What is required →
Can you print the data exactly and leave out each image?
** BEGIN **
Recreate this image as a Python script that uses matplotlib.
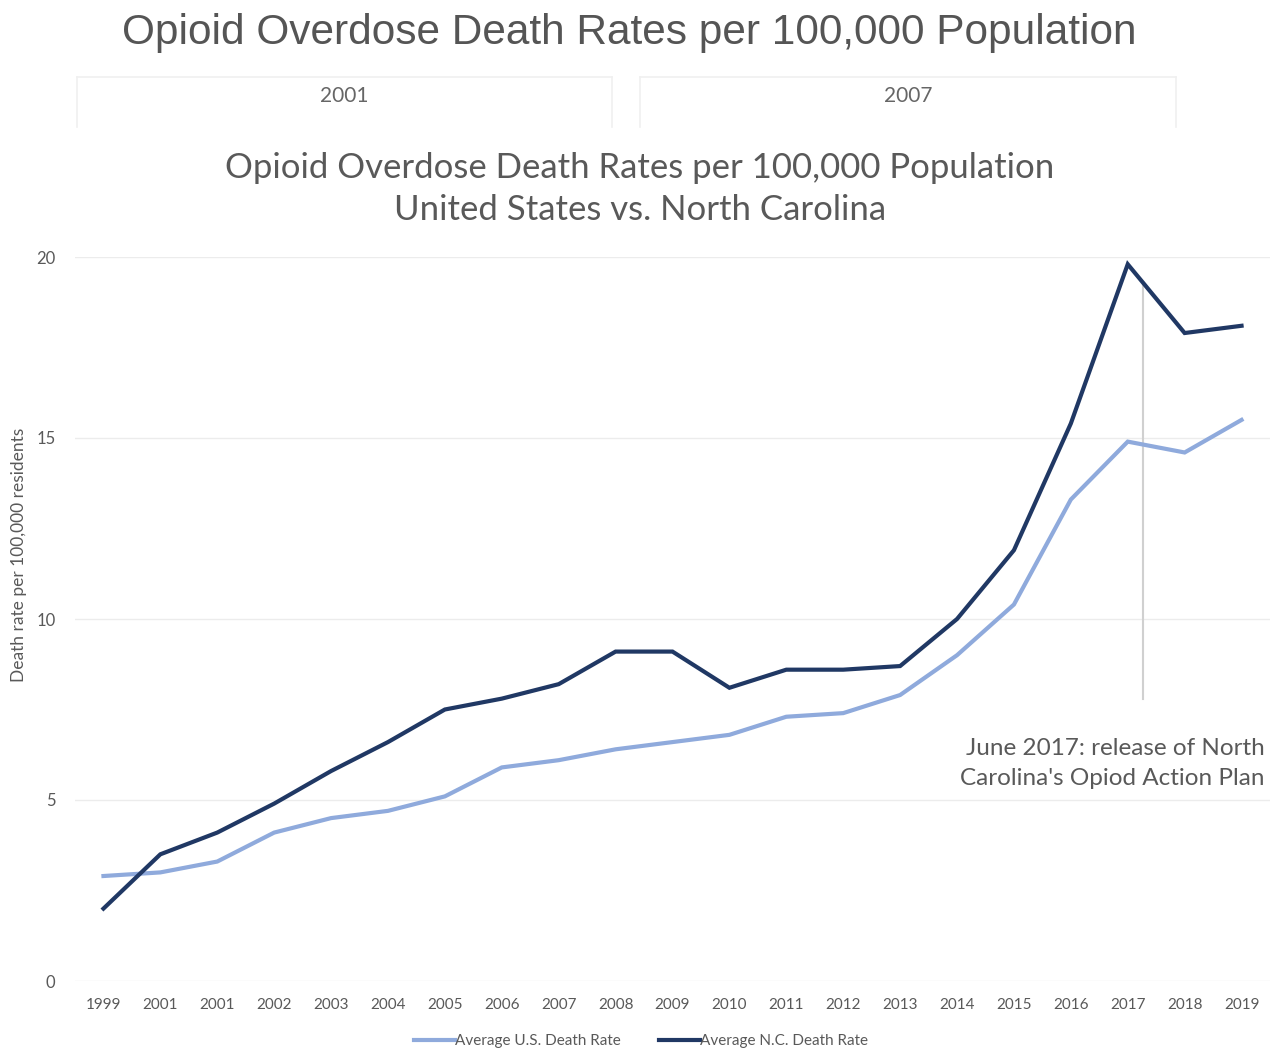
import matplotlib
matplotlib.use('Agg')
import matplotlib.pyplot as plt
from matplotlib.lines import Line2D

# Data
years = ['1999', '2001', '2001', '2002', '2003', '2004', '2005', '2006', '2007', '2008',
         '2009', '2010', '2011', '2012', '2013', '2014', '2015', '2016', '2017', '2018', '2019']
us_rate = [2.9, 3.0, 3.3, 4.1, 4.5, 4.7, 5.1, 5.9, 6.1, 6.4,
           6.6, 6.8, 7.3, 7.4, 7.9, 9.0, 10.4, 13.3, 14.9, 14.6, 15.5]
nc_rate = [2.0, 3.5, 4.1, 4.9, 5.8, 6.6, 7.5, 7.8, 8.2, 9.1,
           9.1, 8.1, 8.6, 8.6, 8.7, 10.0, 11.9, 15.4, 19.8, 17.9, 18.1]
tab_labels = ['2001', '2007']
plan_pos = 18.27  # June 2017 between the 2017 and 2018 points
plan_span = [7.8, 19.3]

US_COLOR = '#8faadc'
NC_COLOR = '#203864'
TEXT_GREY = '#595959'
body_font = ['Lato', 'DejaVu Sans']

fig = plt.figure(figsize=(12.82, 10.5), dpi=100)

# Page header
fig.text(0.491, 1 - 33 / 1050, 'Opioid Overdose Death Rates per 100,000 Population',
         ha='center', va='center', fontsize=30.5, color='#555555', family='Liberation Sans')

# Two tab boxes with the year labels
tab_boxes = [(77, 612), (640, 1176)]
for (x0, x1), lab in zip(tab_boxes, tab_labels):
    fx0, fx1 = x0 / 1282, x1 / 1282
    fy0, fy1 = 1 - 127 / 1050, 1 - 77 / 1050
    for xs, ys in [((fx0, fx0), (fy0, fy1)), ((fx0, fx1), (fy1, fy1)), ((fx1, fx1), (fy0, fy1))]:
        fig.add_artist(Line2D(xs, ys, color='#f0f0f0', lw=1.2, transform=fig.transFigure))
    fig.text((fx0 + fx1) / 2, 1 - 96 / 1050, lab, ha='center', va='center',
             fontsize=15, color='#666666', family=body_font)

# Chart title
fig.text(0.499, 1 - 189 / 1050,
         'Opioid Overdose Death Rates per 100,000 Population\nUnited States vs. North Carolina',
         ha='center', va='center', fontsize=25, color=TEXT_GREY, family=body_font,
         linespacing=1.4)

ax = fig.add_axes([75 / 1282, 1 - 981 / 1050, (1270 - 75) / 1282, (981 - 257) / 1050])
x = list(range(len(years)))

ax.plot([plan_pos, plan_pos], plan_span, color='#d0d0d0', lw=1.5, zorder=1)
ax.plot(x, us_rate, color=US_COLOR, lw=3, label='Average U.S. Death Rate',
        solid_joinstyle='miter', zorder=2)
ax.plot(x, nc_rate, color=NC_COLOR, lw=3, label='Average N.C. Death Rate',
        solid_joinstyle='miter', zorder=3)

ax.set_xlim(-0.5, len(years) - 0.5)
ax.set_ylim(0, 20)
ax.set_yticks([0, 5, 10, 15, 20])
ax.set_xticks(x)
ax.set_xticklabels(years)
ax.grid(axis='y', color='#ececec', lw=1)
ax.set_axisbelow(True)
for s in ax.spines.values():
    s.set_visible(False)
ax.tick_params(length=0, colors=TEXT_GREY, labelsize=11)
ax.tick_params(axis='y', labelsize=12, pad=14)
ax.tick_params(axis='x', pad=12)
for lab in ax.get_xticklabels() + ax.get_yticklabels():
    lab.set_family(body_font)
ax.set_ylabel('Death rate per 100,000 residents', fontsize=12.5, color=TEXT_GREY,
              family=body_font)
ax.yaxis.set_label_coords(-0.04, 0.588)

ax.text(20.4, 6.0, "June 2017: release of North\nCarolina's Opiod Action Plan",
        ha='right', va='center', fontsize=17.5, color=TEXT_GREY, family=body_font,
        linespacing=1.55)

leg = fig.legend(loc='center', bbox_to_anchor=(0.5, 1 - 1041 / 1050), ncol=2, frameon=False,
                 handlelength=2.7, handletextpad=0.0, columnspacing=2.5,
                 prop={'family': body_font, 'size': 11})
for t in leg.get_texts():
    t.set_color(TEXT_GREY)

fig.savefig('out.png', dpi=100, facecolor='white')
** END **
Solution →
Recreate this image as a Python script that uses matplotlib.
import matplotlib
matplotlib.use('Agg')
import matplotlib.pyplot as plt
from matplotlib.lines import Line2D

# Data
years = ['1999', '2001', '2001', '2002', '2003', '2004', '2005', '2006', '2007', '2008',
         '2009', '2010', '2011', '2012', '2013', '2014', '2015', '2016', '2017', '2018', '2019']
us_rate = [2.9, 3.0, 3.3, 4.1, 4.5, 4.7, 5.1, 5.9, 6.1, 6.4,
           6.6, 6.8, 7.3, 7.4, 7.9, 9.0, 10.4, 13.3, 14.9, 14.6, 15.5]
nc_rate = [2.0, 3.5, 4.1, 4.9, 5.8, 6.6, 7.5, 7.8, 8.2, 9.1,
           9.1, 8.1, 8.6, 8.6, 8.7, 10.0, 11.9, 15.4, 19.8, 17.9, 18.1]
tab_labels = ['2001', '2007']
plan_pos = 18.27  # June 2017 between the 2017 and 2018 points
plan_span = [7.8, 19.3]

US_COLOR = '#8faadc'
NC_COLOR = '#203864'
TEXT_GREY = '#595959'
body_font = ['Lato', 'DejaVu Sans']

fig = plt.figure(figsize=(12.82, 10.5), dpi=100)

# Page header
fig.text(0.491, 1 - 33 / 1050, 'Opioid Overdose Death Rates per 100,000 Population',
         ha='center', va='center', fontsize=30.5, color='#555555', family='Liberation Sans')

# Two tab boxes with the year labels
tab_boxes = [(77, 612), (640, 1176)]
for (x0, x1), lab in zip(tab_boxes, tab_labels):
    fx0, fx1 = x0 / 1282, x1 / 1282
    fy0, fy1 = 1 - 127 / 1050, 1 - 77 / 1050
    for xs, ys in [((fx0, fx0), (fy0, fy1)), ((fx0, fx1), (fy1, fy1)), ((fx1, fx1), (fy0, fy1))]:
        fig.add_artist(Line2D(xs, ys, color='#f0f0f0', lw=1.2, transform=fig.transFigure))
    fig.text((fx0 + fx1) / 2, 1 - 96 / 1050, lab, ha='center', va='center',
             fontsize=15, color='#666666', family=body_font)

# Chart title
fig.text(0.499, 1 - 189 / 1050,
         'Opioid Overdose Death Rates per 100,000 Population\nUnited States vs. North Carolina',
         ha='center', va='center', fontsize=25, color=TEXT_GREY, family=body_font,
         linespacing=1.4)

ax = fig.add_axes([75 / 1282, 1 - 981 / 1050, (1270 - 75) / 1282, (981 - 257) / 1050])
x = list(range(len(years)))

ax.plot([plan_pos, plan_pos], plan_span, color='#d0d0d0', lw=1.5, zorder=1)
ax.plot(x, us_rate, color=US_COLOR, lw=3, label='Average U.S. Death Rate',
        solid_joinstyle='miter', zorder=2)
ax.plot(x, nc_rate, color=NC_COLOR, lw=3, label='Average N.C. Death Rate',
        solid_joinstyle='miter', zorder=3)

ax.set_xlim(-0.5, len(years) - 0.5)
ax.set_ylim(0, 20)
ax.set_yticks([0, 5, 10, 15, 20])
ax.set_xticks(x)
ax.set_xticklabels(years)
ax.grid(axis='y', color='#ececec', lw=1)
ax.set_axisbelow(True)
for s in ax.spines.values():
    s.set_visible(False)
ax.tick_params(length=0, colors=TEXT_GREY, labelsize=11)
ax.tick_params(axis='y', labelsize=12, pad=14)
ax.tick_params(axis='x', pad=12)
for lab in ax.get_xticklabels() + ax.get_yticklabels():
    lab.set_family(body_font)
ax.set_ylabel('Death rate per 100,000 residents', fontsize=12.5, color=TEXT_GREY,
              family=body_font)
ax.yaxis.set_label_coords(-0.04, 0.588)

ax.text(20.4, 6.0, "June 2017: release of North\nCarolina's Opiod Action Plan",
        ha='right', va='center', fontsize=17.5, color=TEXT_GREY, family=body_font,
        linespacing=1.55)

leg = fig.legend(loc='center', bbox_to_anchor=(0.5, 1 - 1041 / 1050), ncol=2, frameon=False,
                 handlelength=2.7, handletextpad=0.0, columnspacing=2.5,
                 prop={'family': body_font, 'size': 11})
for t in leg.get_texts():
    t.set_color(TEXT_GREY)

fig.savefig('out.png', dpi=100, facecolor='white')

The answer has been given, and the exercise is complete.